Set exercise: Repeat the material below word for word and leave out all pictures.

Supplied material:
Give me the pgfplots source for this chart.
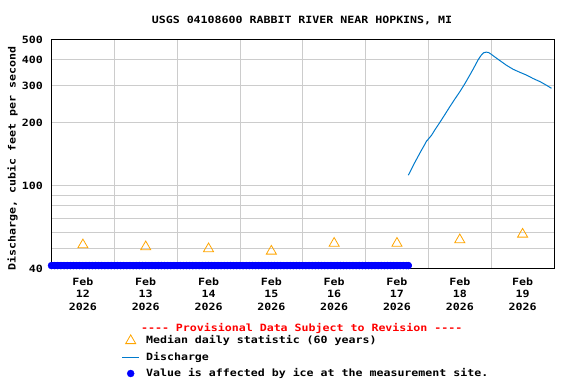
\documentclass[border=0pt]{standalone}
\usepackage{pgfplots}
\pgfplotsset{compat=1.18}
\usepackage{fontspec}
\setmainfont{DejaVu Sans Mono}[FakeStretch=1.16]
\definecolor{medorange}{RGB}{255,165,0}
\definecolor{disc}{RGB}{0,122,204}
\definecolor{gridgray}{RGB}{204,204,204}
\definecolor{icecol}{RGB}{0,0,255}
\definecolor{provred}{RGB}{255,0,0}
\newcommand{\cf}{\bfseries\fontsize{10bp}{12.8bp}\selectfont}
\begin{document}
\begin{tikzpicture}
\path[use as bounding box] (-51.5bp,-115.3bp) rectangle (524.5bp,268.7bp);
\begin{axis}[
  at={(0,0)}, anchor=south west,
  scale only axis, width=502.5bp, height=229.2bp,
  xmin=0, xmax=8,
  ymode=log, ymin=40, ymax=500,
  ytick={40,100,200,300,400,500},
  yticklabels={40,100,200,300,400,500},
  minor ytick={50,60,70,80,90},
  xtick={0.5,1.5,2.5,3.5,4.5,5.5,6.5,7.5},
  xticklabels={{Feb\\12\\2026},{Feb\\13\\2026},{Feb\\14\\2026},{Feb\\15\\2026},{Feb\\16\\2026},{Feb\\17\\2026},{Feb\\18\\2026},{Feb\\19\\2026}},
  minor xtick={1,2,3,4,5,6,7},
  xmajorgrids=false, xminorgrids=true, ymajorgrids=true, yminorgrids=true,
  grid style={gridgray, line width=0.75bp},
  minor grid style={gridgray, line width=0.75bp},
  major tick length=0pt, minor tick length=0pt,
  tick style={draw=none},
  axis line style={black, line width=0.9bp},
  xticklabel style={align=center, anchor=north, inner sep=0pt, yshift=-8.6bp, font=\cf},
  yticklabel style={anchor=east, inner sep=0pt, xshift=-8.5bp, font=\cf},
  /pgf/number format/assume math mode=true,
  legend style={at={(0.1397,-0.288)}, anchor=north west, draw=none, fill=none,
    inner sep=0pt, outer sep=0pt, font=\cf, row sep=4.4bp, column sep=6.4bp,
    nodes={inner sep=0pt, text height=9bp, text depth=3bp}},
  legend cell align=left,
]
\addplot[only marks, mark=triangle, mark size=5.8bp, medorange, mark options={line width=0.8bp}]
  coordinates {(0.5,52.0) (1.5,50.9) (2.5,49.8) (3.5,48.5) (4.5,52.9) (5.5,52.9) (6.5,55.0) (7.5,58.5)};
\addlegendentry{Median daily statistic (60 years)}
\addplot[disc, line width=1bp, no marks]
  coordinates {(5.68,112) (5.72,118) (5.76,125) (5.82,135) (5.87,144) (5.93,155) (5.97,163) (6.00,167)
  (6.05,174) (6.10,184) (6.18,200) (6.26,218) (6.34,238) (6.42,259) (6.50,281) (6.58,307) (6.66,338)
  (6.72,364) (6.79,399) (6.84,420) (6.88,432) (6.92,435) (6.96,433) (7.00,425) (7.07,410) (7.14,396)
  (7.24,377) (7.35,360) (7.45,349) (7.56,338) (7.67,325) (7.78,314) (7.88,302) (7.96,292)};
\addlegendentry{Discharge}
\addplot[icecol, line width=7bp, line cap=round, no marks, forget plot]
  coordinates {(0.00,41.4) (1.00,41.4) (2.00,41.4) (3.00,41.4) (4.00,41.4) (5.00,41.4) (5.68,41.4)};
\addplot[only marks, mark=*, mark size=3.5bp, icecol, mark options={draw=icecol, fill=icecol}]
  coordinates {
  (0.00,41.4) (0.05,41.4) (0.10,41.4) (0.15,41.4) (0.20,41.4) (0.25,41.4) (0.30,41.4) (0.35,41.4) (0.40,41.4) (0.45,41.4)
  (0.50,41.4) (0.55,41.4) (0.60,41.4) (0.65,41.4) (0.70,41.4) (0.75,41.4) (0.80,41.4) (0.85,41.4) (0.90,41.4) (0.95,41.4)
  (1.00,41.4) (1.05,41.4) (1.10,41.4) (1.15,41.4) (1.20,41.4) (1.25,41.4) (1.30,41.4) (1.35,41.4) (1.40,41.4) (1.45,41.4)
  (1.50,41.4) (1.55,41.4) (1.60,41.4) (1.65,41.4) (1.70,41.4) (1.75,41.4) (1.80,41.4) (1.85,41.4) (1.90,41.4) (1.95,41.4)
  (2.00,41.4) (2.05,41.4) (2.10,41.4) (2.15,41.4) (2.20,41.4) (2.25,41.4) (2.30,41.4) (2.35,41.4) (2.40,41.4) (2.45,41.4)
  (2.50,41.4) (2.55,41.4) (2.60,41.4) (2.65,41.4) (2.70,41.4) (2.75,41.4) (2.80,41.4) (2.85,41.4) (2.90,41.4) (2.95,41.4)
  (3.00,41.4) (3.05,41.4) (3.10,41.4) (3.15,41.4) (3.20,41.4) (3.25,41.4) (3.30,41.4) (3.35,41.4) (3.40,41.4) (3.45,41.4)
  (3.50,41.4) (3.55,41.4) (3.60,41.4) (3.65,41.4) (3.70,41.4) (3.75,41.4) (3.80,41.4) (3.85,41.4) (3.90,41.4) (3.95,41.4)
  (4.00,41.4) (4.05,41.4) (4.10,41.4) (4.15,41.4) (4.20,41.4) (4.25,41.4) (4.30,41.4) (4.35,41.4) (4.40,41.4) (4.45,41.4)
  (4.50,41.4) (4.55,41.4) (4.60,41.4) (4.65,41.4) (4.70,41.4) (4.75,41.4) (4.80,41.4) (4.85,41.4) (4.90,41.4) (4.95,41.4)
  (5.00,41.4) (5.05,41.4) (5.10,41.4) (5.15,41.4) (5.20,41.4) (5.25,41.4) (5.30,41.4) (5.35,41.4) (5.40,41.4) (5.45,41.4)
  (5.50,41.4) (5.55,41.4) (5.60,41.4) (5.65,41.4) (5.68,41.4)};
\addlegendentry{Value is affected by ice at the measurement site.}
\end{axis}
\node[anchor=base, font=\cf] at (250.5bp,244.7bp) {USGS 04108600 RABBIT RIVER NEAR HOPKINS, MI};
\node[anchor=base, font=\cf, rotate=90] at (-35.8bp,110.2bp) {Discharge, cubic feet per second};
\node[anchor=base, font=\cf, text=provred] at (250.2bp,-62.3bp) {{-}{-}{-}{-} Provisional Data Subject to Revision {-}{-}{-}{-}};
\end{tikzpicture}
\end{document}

The answer:
Give me the pgfplots source for this chart.
\documentclass[border=0pt]{standalone}
\usepackage{pgfplots}
\pgfplotsset{compat=1.18}
\usepackage{fontspec}
\setmainfont{DejaVu Sans Mono}[FakeStretch=1.16]
\definecolor{medorange}{RGB}{255,165,0}
\definecolor{disc}{RGB}{0,122,204}
\definecolor{gridgray}{RGB}{204,204,204}
\definecolor{icecol}{RGB}{0,0,255}
\definecolor{provred}{RGB}{255,0,0}
\newcommand{\cf}{\bfseries\fontsize{10bp}{12.8bp}\selectfont}
\begin{document}
\begin{tikzpicture}
\path[use as bounding box] (-51.5bp,-115.3bp) rectangle (524.5bp,268.7bp);
\begin{axis}[
  at={(0,0)}, anchor=south west,
  scale only axis, width=502.5bp, height=229.2bp,
  xmin=0, xmax=8,
  ymode=log, ymin=40, ymax=500,
  ytick={40,100,200,300,400,500},
  yticklabels={40,100,200,300,400,500},
  minor ytick={50,60,70,80,90},
  xtick={0.5,1.5,2.5,3.5,4.5,5.5,6.5,7.5},
  xticklabels={{Feb\\12\\2026},{Feb\\13\\2026},{Feb\\14\\2026},{Feb\\15\\2026},{Feb\\16\\2026},{Feb\\17\\2026},{Feb\\18\\2026},{Feb\\19\\2026}},
  minor xtick={1,2,3,4,5,6,7},
  xmajorgrids=false, xminorgrids=true, ymajorgrids=true, yminorgrids=true,
  grid style={gridgray, line width=0.75bp},
  minor grid style={gridgray, line width=0.75bp},
  major tick length=0pt, minor tick length=0pt,
  tick style={draw=none},
  axis line style={black, line width=0.9bp},
  xticklabel style={align=center, anchor=north, inner sep=0pt, yshift=-8.6bp, font=\cf},
  yticklabel style={anchor=east, inner sep=0pt, xshift=-8.5bp, font=\cf},
  /pgf/number format/assume math mode=true,
  legend style={at={(0.1397,-0.288)}, anchor=north west, draw=none, fill=none,
    inner sep=0pt, outer sep=0pt, font=\cf, row sep=4.4bp, column sep=6.4bp,
    nodes={inner sep=0pt, text height=9bp, text depth=3bp}},
  legend cell align=left,
]
\addplot[only marks, mark=triangle, mark size=5.8bp, medorange, mark options={line width=0.8bp}]
  coordinates {(0.5,52.0) (1.5,50.9) (2.5,49.8) (3.5,48.5) (4.5,52.9) (5.5,52.9) (6.5,55.0) (7.5,58.5)};
\addlegendentry{Median daily statistic (60 years)}
\addplot[disc, line width=1bp, no marks]
  coordinates {(5.68,112) (5.72,118) (5.76,125) (5.82,135) (5.87,144) (5.93,155) (5.97,163) (6.00,167)
  (6.05,174) (6.10,184) (6.18,200) (6.26,218) (6.34,238) (6.42,259) (6.50,281) (6.58,307) (6.66,338)
  (6.72,364) (6.79,399) (6.84,420) (6.88,432) (6.92,435) (6.96,433) (7.00,425) (7.07,410) (7.14,396)
  (7.24,377) (7.35,360) (7.45,349) (7.56,338) (7.67,325) (7.78,314) (7.88,302) (7.96,292)};
\addlegendentry{Discharge}
\addplot[icecol, line width=7bp, line cap=round, no marks, forget plot]
  coordinates {(0.00,41.4) (1.00,41.4) (2.00,41.4) (3.00,41.4) (4.00,41.4) (5.00,41.4) (5.68,41.4)};
\addplot[only marks, mark=*, mark size=3.5bp, icecol, mark options={draw=icecol, fill=icecol}]
  coordinates {
  (0.00,41.4) (0.05,41.4) (0.10,41.4) (0.15,41.4) (0.20,41.4) (0.25,41.4) (0.30,41.4) (0.35,41.4) (0.40,41.4) (0.45,41.4)
  (0.50,41.4) (0.55,41.4) (0.60,41.4) (0.65,41.4) (0.70,41.4) (0.75,41.4) (0.80,41.4) (0.85,41.4) (0.90,41.4) (0.95,41.4)
  (1.00,41.4) (1.05,41.4) (1.10,41.4) (1.15,41.4) (1.20,41.4) (1.25,41.4) (1.30,41.4) (1.35,41.4) (1.40,41.4) (1.45,41.4)
  (1.50,41.4) (1.55,41.4) (1.60,41.4) (1.65,41.4) (1.70,41.4) (1.75,41.4) (1.80,41.4) (1.85,41.4) (1.90,41.4) (1.95,41.4)
  (2.00,41.4) (2.05,41.4) (2.10,41.4) (2.15,41.4) (2.20,41.4) (2.25,41.4) (2.30,41.4) (2.35,41.4) (2.40,41.4) (2.45,41.4)
  (2.50,41.4) (2.55,41.4) (2.60,41.4) (2.65,41.4) (2.70,41.4) (2.75,41.4) (2.80,41.4) (2.85,41.4) (2.90,41.4) (2.95,41.4)
  (3.00,41.4) (3.05,41.4) (3.10,41.4) (3.15,41.4) (3.20,41.4) (3.25,41.4) (3.30,41.4) (3.35,41.4) (3.40,41.4) (3.45,41.4)
  (3.50,41.4) (3.55,41.4) (3.60,41.4) (3.65,41.4) (3.70,41.4) (3.75,41.4) (3.80,41.4) (3.85,41.4) (3.90,41.4) (3.95,41.4)
  (4.00,41.4) (4.05,41.4) (4.10,41.4) (4.15,41.4) (4.20,41.4) (4.25,41.4) (4.30,41.4) (4.35,41.4) (4.40,41.4) (4.45,41.4)
  (4.50,41.4) (4.55,41.4) (4.60,41.4) (4.65,41.4) (4.70,41.4) (4.75,41.4) (4.80,41.4) (4.85,41.4) (4.90,41.4) (4.95,41.4)
  (5.00,41.4) (5.05,41.4) (5.10,41.4) (5.15,41.4) (5.20,41.4) (5.25,41.4) (5.30,41.4) (5.35,41.4) (5.40,41.4) (5.45,41.4)
  (5.50,41.4) (5.55,41.4) (5.60,41.4) (5.65,41.4) (5.68,41.4)};
\addlegendentry{Value is affected by ice at the measurement site.}
\end{axis}
\node[anchor=base, font=\cf] at (250.5bp,244.7bp) {USGS 04108600 RABBIT RIVER NEAR HOPKINS, MI};
\node[anchor=base, font=\cf, rotate=90] at (-35.8bp,110.2bp) {Discharge, cubic feet per second};
\node[anchor=base, font=\cf, text=provred] at (250.2bp,-62.3bp) {{-}{-}{-}{-} Provisional Data Subject to Revision {-}{-}{-}{-}};
\end{tikzpicture}
\end{document}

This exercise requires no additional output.